“The Book of Life” is gorgeous Mexican folklore brought to glorious animated life.
Whenever Guillermo del Toro is involved in a film, you know that it will feature visuals that can’t be matched elsewhere. Pixar has dominated the animated feature category in recent years for good reason—their stories are almost always superior.
While their animation is also high quality, a Pixar film looks the same across movies, with large eyes, smooth skin, and just enough pseudo-realism in the background to captivate the eye. However, 20th Century Fox and Reel FX have created a fair challenger in the animated movie area with “Book of Life.”
What they have created is unlike anything made for American audiences before. Here is a film that is very much rooted in the macabre but is not in any way ghoulish or gray. There is no Tim Burton/“Nightmare Before Christmas” morbidity to be seen, no pale figures set against black skies or ashen tombstones. Death is shown as it is in Mexican folklore, with eye-popping colors and stylish characters.
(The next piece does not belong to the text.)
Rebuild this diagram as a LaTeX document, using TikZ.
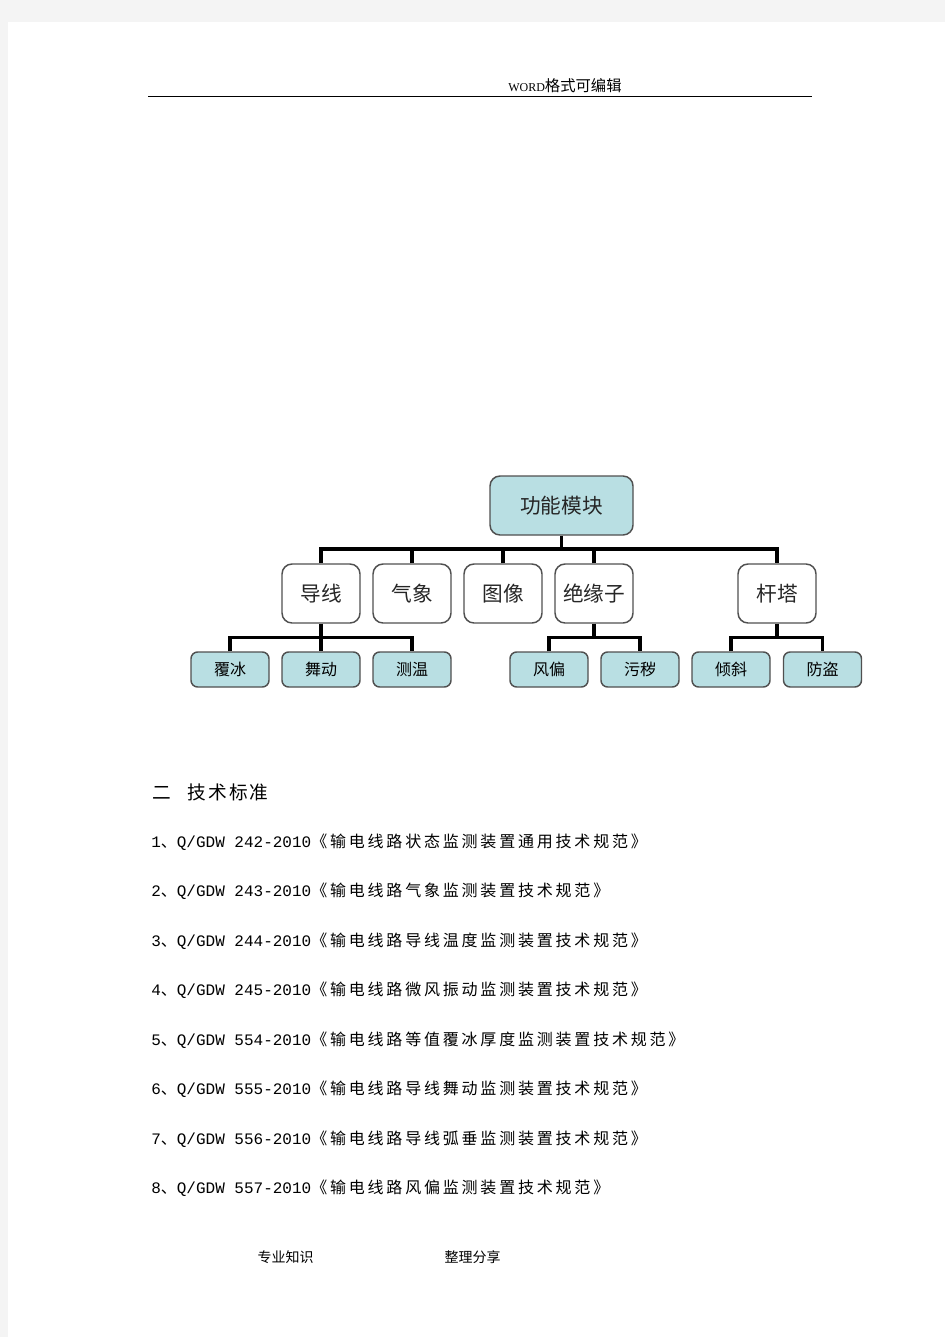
\documentclass[tikz,border=0pt]{standalone}
\usepackage{fontspec}
\setmainfont{Liberation Serif}
\newfontfamily\cjk{Noto Sans CJK SC}
\newfontfamily\cjkls[LetterSpace=17.5]{Noto Sans CJK SC}
\newfontfamily\cjkh[LetterSpace=12]{Noto Sans CJK SC}
\newfontfamily\lat{Liberation Mono}
\definecolor{pagegray}{HTML}{F4F4F4}
\definecolor{tealfill}{HTML}{B9DFE3}
\definecolor{boxborder}{HTML}{505050}
\newcommand\stdfont{\fontsize{12pt}{14pt}\selectfont}
\tikzset{
  topbox/.style={draw=boxborder, line width=1.1pt, fill=tealfill, rounded corners=7.5pt,
    minimum width=107.25pt, minimum height=44.25pt, inner sep=0pt,
    font=\cjk\fontsize{15.5pt}{18pt}\selectfont, text=black!85},
  midbox/.style={draw=boxborder, line width=1.1pt, fill=white, rounded corners=7.5pt,
    minimum width=58.5pt, minimum height=44.25pt, inner sep=0pt,
    font=\cjk\fontsize{15.5pt}{18pt}\selectfont, text=black!85},
  leafbox/.style={draw=boxborder, line width=1.1pt, fill=tealfill, rounded corners=5pt,
    minimum width=58.5pt, minimum height=26.25pt, inner sep=0pt,
    font=\cjk\fontsize{12pt}{14pt}\selectfont, text=black},
  conn/.style={line width=2.8pt, black, line join=miter},
  stdline/.style={anchor=base west, inner sep=0pt, font=\stdfont},
}
\begin{document}
\begin{tikzpicture}[x=0.75pt, y=-0.75pt]
\useasboundingbox (0,0) rectangle (945,1337);
\fill[pagegray] (0,0) rectangle (945,1337);
\fill[white] (8,22) rectangle (945,1337);

% header
\node[anchor=base west, inner sep=0pt] (hdr) at (508,92)
  {{\fontsize{9pt}{11pt}\selectfont WORD}{\cjk\fontsize{11.5pt}{13pt}\selectfont 格式可编辑}};
\draw[line width=0.9pt] (148,96.5) -- (812,96.5);

% diagram nodes
\node[topbox] (gn) at (561.5,505.5) {功能模块};
\node[midbox] (dx) at (321,593.5) {导线};
\node[midbox] (qx) at (412,593.5) {气象};
\node[midbox] (tx) at (503,593.5) {图像};
\node[midbox] (jy) at (594,593.5) {绝缘子};
\node[midbox] (gt) at (777,593.5) {杆塔};
\node[leafbox] (fb) at (230,669.5) {覆冰};
\node[leafbox] (wd) at (321,669.5) {舞动};
\node[leafbox] (cw) at (412,669.5) {测温};
\node[leafbox] (fp) at (549,669.5) {风偏};
\node[leafbox] (wh) at (640,669.5) {污秽};
\node[leafbox] (qxie) at (731,669.5) {倾斜};
\node[leafbox] (fd) at (822.5,669.5) {防盗};

\coordinate (busA) at (0,549);
\coordinate (busB) at (0,637.5);

% connectors level 1
\draw[conn] (dx.north) -- (dx.north |- busA) -- (gt.north |- busA) -- (gt.north);
\draw[conn] (gn.south) -- (gn.south |- busA);
\draw[conn] (qx.north) -- (qx.north |- busA);
\draw[conn] (tx.north) -- (tx.north |- busA);
\draw[conn] (jy.north) -- (jy.north |- busA);
% connectors level 2
\draw[conn] (fb.north) -- (fb.north |- busB) -- (cw.north |- busB) -- (cw.north);
\draw[conn] (dx.south) -- (wd.north);
\draw[conn] (fp.north) -- (fp.north |- busB) -- (wh.north |- busB) -- (wh.north);
\draw[conn] (jy.south) -- (jy.south |- busB);
\draw[conn] (qxie.north) -- (qxie.north |- busB) -- (fd.north |- busB) -- (fd.north);
\draw[conn] (gt.south) -- (gt.south |- busB);

% heading
\node[anchor=base west, inner sep=0pt, font=\cjkh\fontsize{14pt}{16pt}\selectfont] (h1) at (152,799) {二};
\node[anchor=base west, inner sep=0pt, font=\cjkh\fontsize{14pt}{16pt}\selectfont] (h2) at (187,799) {技术标准};

% standards
\node[stdline] (s1) at (151,847) {\lat 1\cjkls 、\lat Q/GDW 242-2010\cjkls 《输电线路状态监测装置通用技术规范》};
\node[stdline] (s2) at (151,896) {\lat 2\cjkls 、\lat Q/GDW 243-2010\cjkls 《输电线路气象监测装置技术规范》};
\node[stdline] (s3) at (151,946) {\lat 3\cjkls 、\lat Q/GDW 244-2010\cjkls 《输电线路导线温度监测装置技术规范》};
\node[stdline] (s4) at (151,995) {\lat 4\cjkls 、\lat Q/GDW 245-2010\cjkls 《输电线路微风振动监测装置技术规范》};
\node[stdline] (s5) at (151,1045) {\lat 5\cjkls 、\lat Q/GDW 554-2010\cjkls 《输电线路等值覆冰厚度监测装置技术规范》};
\node[stdline] (s6) at (151,1094) {\lat 6\cjkls 、\lat Q/GDW 555-2010\cjkls 《输电线路导线舞动监测装置技术规范》};
\node[stdline] (s7) at (151,1144) {\lat 7\cjkls 、\lat Q/GDW 556-2010\cjkls 《输电线路导线弧垂监测装置技术规范》};
\node[stdline] (s8) at (151,1193) {\lat 8\cjkls 、\lat Q/GDW 557-2010\cjkls 《输电线路风偏监测装置技术规范》};

% footer
\node[font=\cjk\fontsize{10.5pt}{12pt}\selectfont, inner sep=0pt] (f1) at (285.5,1257) {专业知识};
\node[font=\cjk\fontsize{10.5pt}{12pt}\selectfont, inner sep=0pt] (f2) at (472.5,1257) {整理分享};
\end{tikzpicture}
\end{document}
This descent into the underworld not a morose occasion, but a celebrated journey into a neon wonderland.
Not enough can be said about the look of this film. If only the story had risen to the same level, stooping to fewer pop culture gags and tired one-liners, it might have been something of an upset in a genre dominated by one company. But despite its shortcomings, the film has surely raised some eyebrows in the industry.
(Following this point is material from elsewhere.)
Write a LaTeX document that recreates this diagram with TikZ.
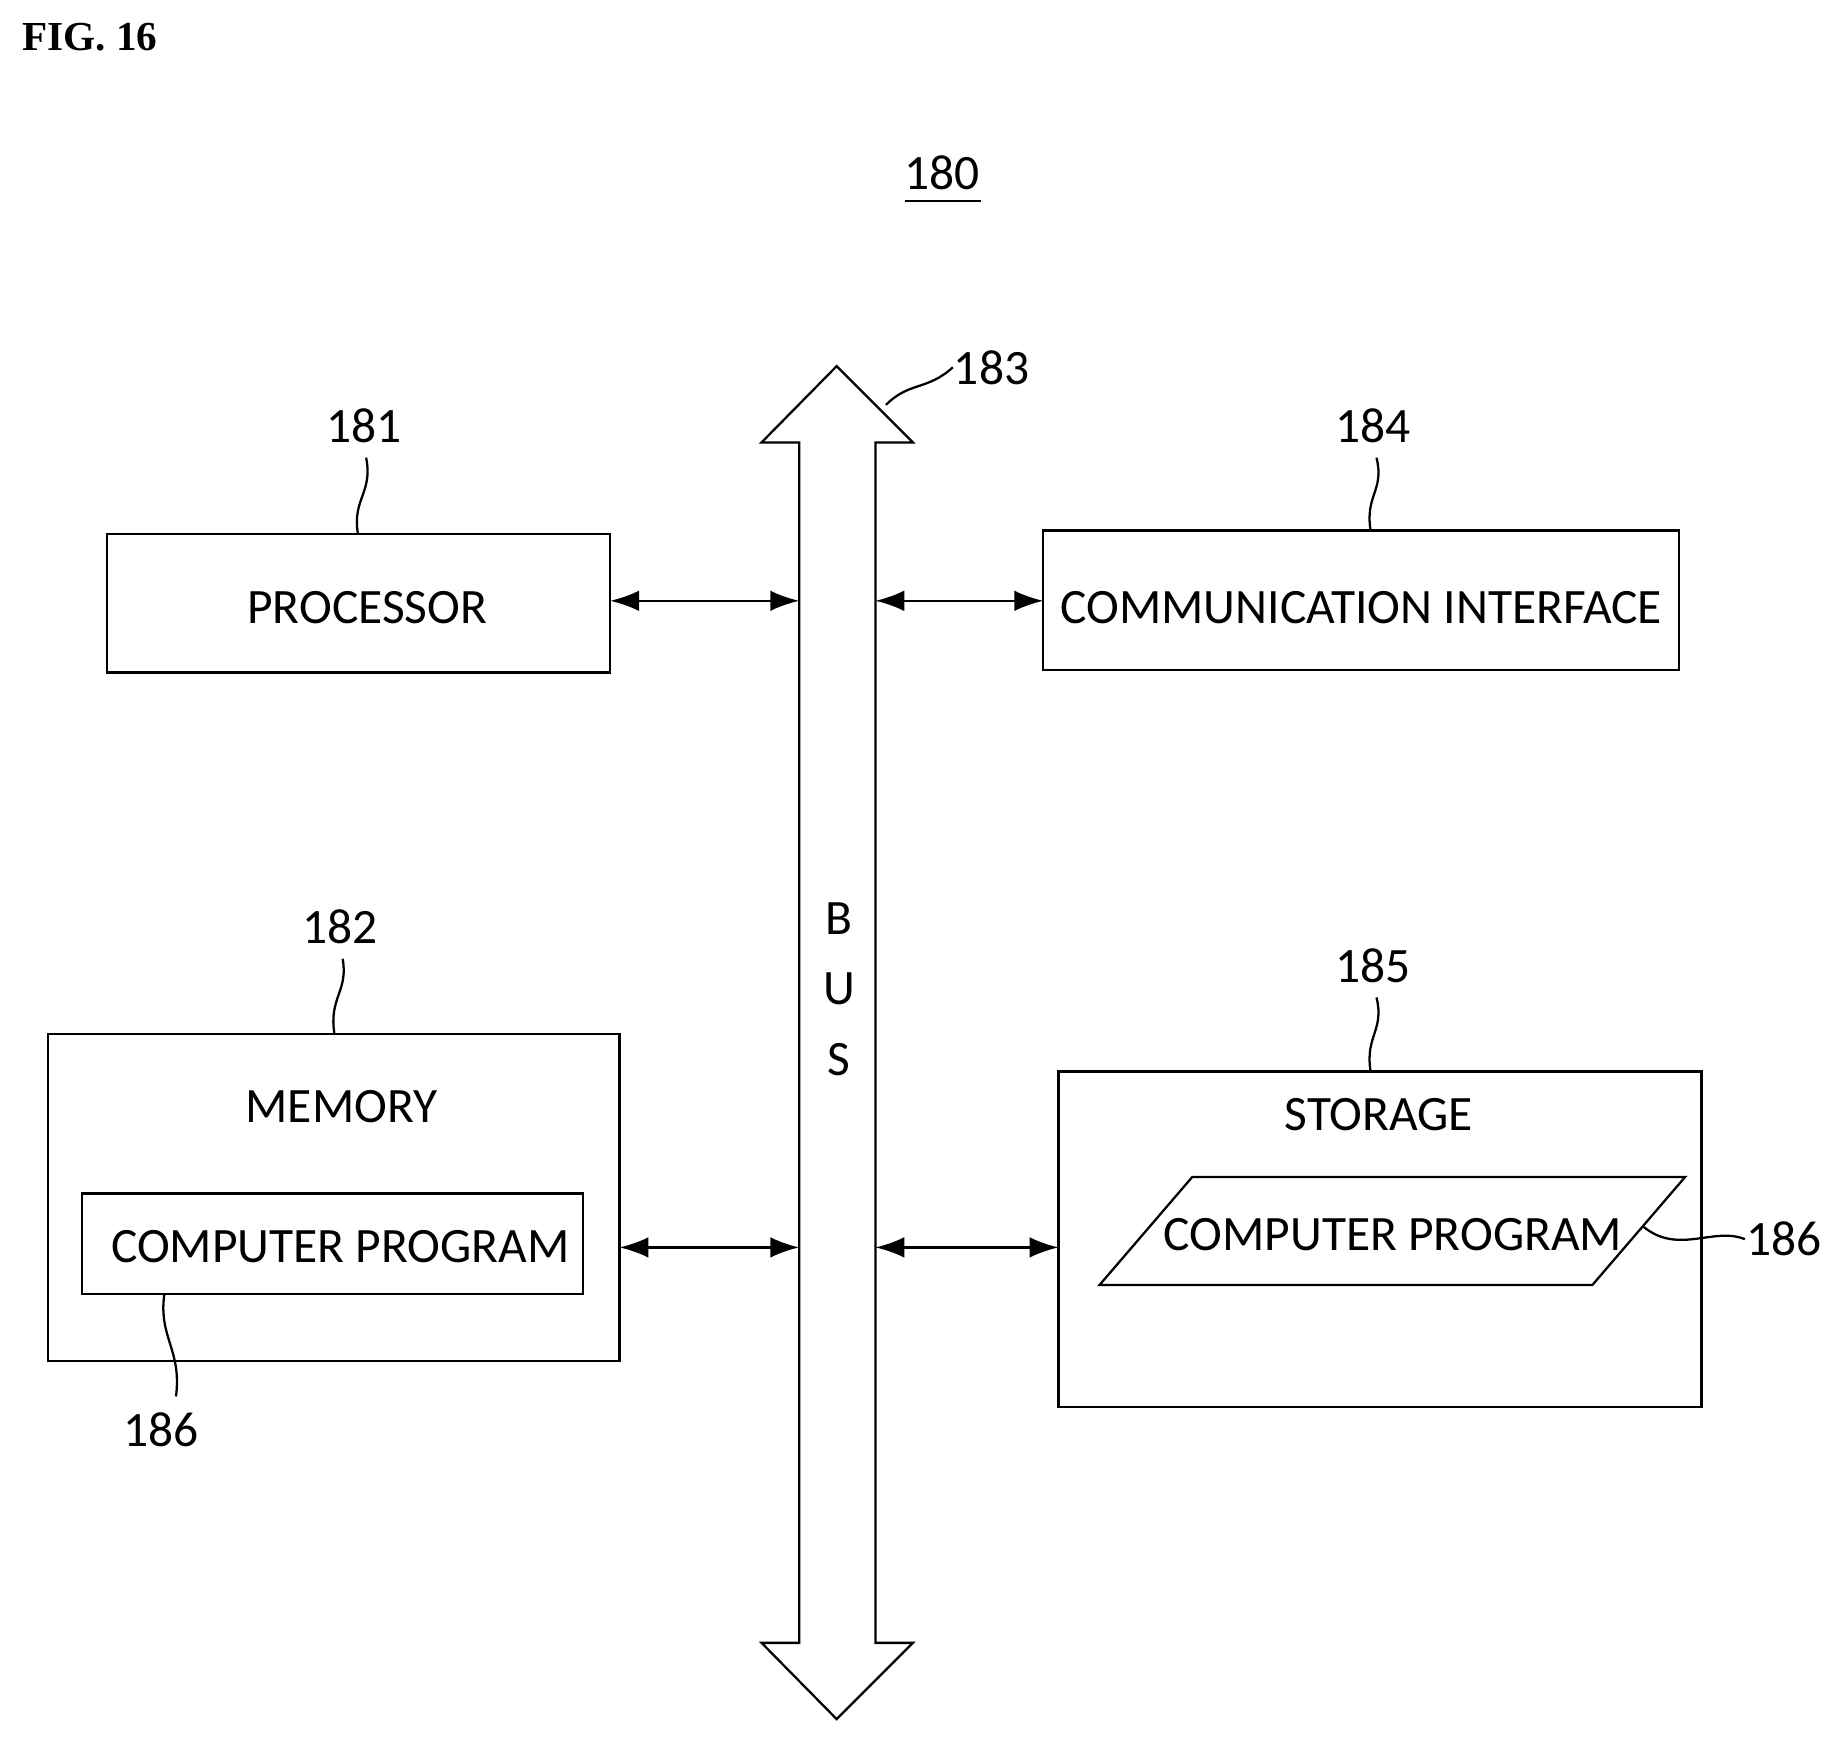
\documentclass[tikz,border=0pt]{standalone}
\usepackage{fontspec}
\setmainfont{Carlito}
\usetikzlibrary{arrows.meta}
\begin{document}
\begin{tikzpicture}[x=0.02cm,y=-0.02cm,line width=1.1pt,
  lbl/.style={font=\fontsize{24}{28}\selectfont,inner sep=0},
  box/.style={draw,line width=1.1pt},
  arr/.style={{Latex[length=14pt,width=10pt]}-{Latex[length=14pt,width=10pt]},line width=1.1pt},
  lead/.style={line width=1.1pt}]
\useasboundingbox (0,0) rectangle (1568,1483);
\node[font=\bfseries\fontsize{20}{24}\selectfont\rmfamily,anchor=west,inner sep=0] (fig) at (18,32) {\fontspec{Liberation Serif}FIG. 16};
\node[lbl] (n180) at (803,147) {180};
\draw[lead] (771,171) -- (836,171);
% bus
\draw[box] (681,377) -- (649,377) -- (713,312) -- (778,377) -- (746,377) -- (746,1400) -- (778,1400) -- (713,1465) -- (649,1400) -- (681,1400) -- cycle;
\coordinate (busL1) at (681,512); \coordinate (busR1) at (746,512);
\coordinate (busL2) at (681,1063); \coordinate (busR2) at (746,1063);
\node[lbl] (b) at (715,783) {B};
\node[lbl] (u) at (715,843) {U};
\node[lbl] (s) at (715,903) {S};
\node[lbl] (n183) at (845,313) {183};
\coordinate (l183) at (755,345);
\draw[lead] (l183) .. controls (775,325) and (790,333) .. (n183.west);
% processor
\draw[box] (91,455) rectangle (520,573);
\node[lbl] (proc) at (313,518) {PROCESSOR};
\coordinate (procE) at (520,512);
\node[lbl] (n181) at (310,363) {181};
\draw[lead] (305,455) .. controls (300,425) and (318,420) .. (312,390);
% comm
\draw[box] (889,452) rectangle (1431,571);
\node[lbl] (comm) at (1160,518) {COMMUNICATION INTERFACE};
\coordinate (commW) at (889,512);
\node[lbl] (n184) at (1170,363) {184};
\draw[lead] (1168,452) .. controls (1163,422) and (1180,418) .. (1173,390);
\draw[arr] (procE) -- (busL1);
\draw[arr] (busR1) -- (commW);
% memory
\draw[box] (41,881) rectangle (528,1160);
\node[lbl] (mem) at (291,943) {MEMORY};
\draw[box] (70,1017) rectangle (497,1103);
\node[lbl] (cp1) at (290,1062) {COMPUTER PROGRAM};
\coordinate (memE) at (528,1063);
\node[lbl] (n182) at (290,790) {182};
\draw[lead] (285,881) .. controls (280,850) and (297,845) .. (292,817);
\node[lbl] (n186a) at (137,1218) {186};
\draw[lead] (140,1103) .. controls (135,1140) and (155,1150) .. (150,1190);
% storage
\draw[box] (902,913) rectangle (1450,1199);
\node[lbl] (stor) at (1175,950) {STORAGE};
\draw[box] (1016,1003) -- (1436,1003) -- (1357,1095) -- (937,1095) -- cycle;
\node[lbl] (cp2) at (1187,1052) {COMPUTER PROGRAM};
\node[lbl] (n186b) at (1520,1056) {186};
\draw[lead] (1400,1045) .. controls (1430,1070) and (1460,1045) .. (n186b.west);
\coordinate (storW) at (902,1063);
\node[lbl] (n185) at (1170,823) {185};
\draw[lead] (1168,913) .. controls (1163,883) and (1180,878) .. (1173,850);
\draw[arr] (memE) -- (busL2);
\draw[arr] (busR2) -- (storW);
\end{tikzpicture}
\end{document}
The story begins with a wager between supernatural beings. A good many epic myths have begun this way and for “The Book of Life”, it seems as good a place to start as any. In spite of any misgivings I may have surrounding clichéd storylines, I am aware that the audience must be considered. This is a film for children, one that will expose those born in traditionally American families to a culture that is wildly foreign and strange.
The film involves a Mexican tradition that celebrates The Day of the Dead. To some, the practice may seem to be unnatural death worship, but given how it is presented this couldn’t be farther from the truth. It is meant to honor the dead so that their memory is never lost.
In the film, there are two underworlds: The Land of the Remembered, which is ruled by the beautiful and powerful La Muerte and The Land of the Forgotten, which is ruled by the dark and foreboding Xibalba. The pair seems to be somehow romantically linked and share a playful, competitive relationship.
According to the film, when the living pass on, they will live for eternity in one of these lands. So long as they are remembered, they will remain in a land with endless feasting and happiness. Those that are forgotten are doomed to be forever scattered as ashes and reformed into listless nothing. La Muerte and Xibalba observe a group of children playing and see that two boys are in love with the same girl. The deities make a wager on which boy will marry the girl.
The narrative follows traditional star-crossed lover tropes, but manages to stay away from any sort of anger or resentment that might accompany it. The tale is more of a typical romance, something that might be found in chivalrous stories of knights and their exploits. But the story is not the star—it’s the animation that shines. It is simply exquisite, with characters modeled as beautifully detailed marionette dolls, and is a testament to how Mexican culture has crossed over into mainstream consciousness.
The cast is also superb, featuring voices by Diego Luna and Ron Perlman, Christina Applegate and Danny Trejo, and a special cameo appearance by Placido Domingo. The film is certainly Americanized, which is understandable given the nature of American marketing, but the film is distinctly rooted in the Mexican tradition and absolutely sparkles onscreen.
It’s important to note that “The Book of Life” is not based on anything, is not an adaptation of anything, and is not a sequel to anything. It is an original, self-contained story told in a unique and fun way. While it has made it into McDonald’s Happy Meal promotions, there is something to be said for a creative film that takes this kind of risk.
Success at the box office will likely mean sequels and spin offs, but for now, “The Book of Life” is worth seeing on its own merits.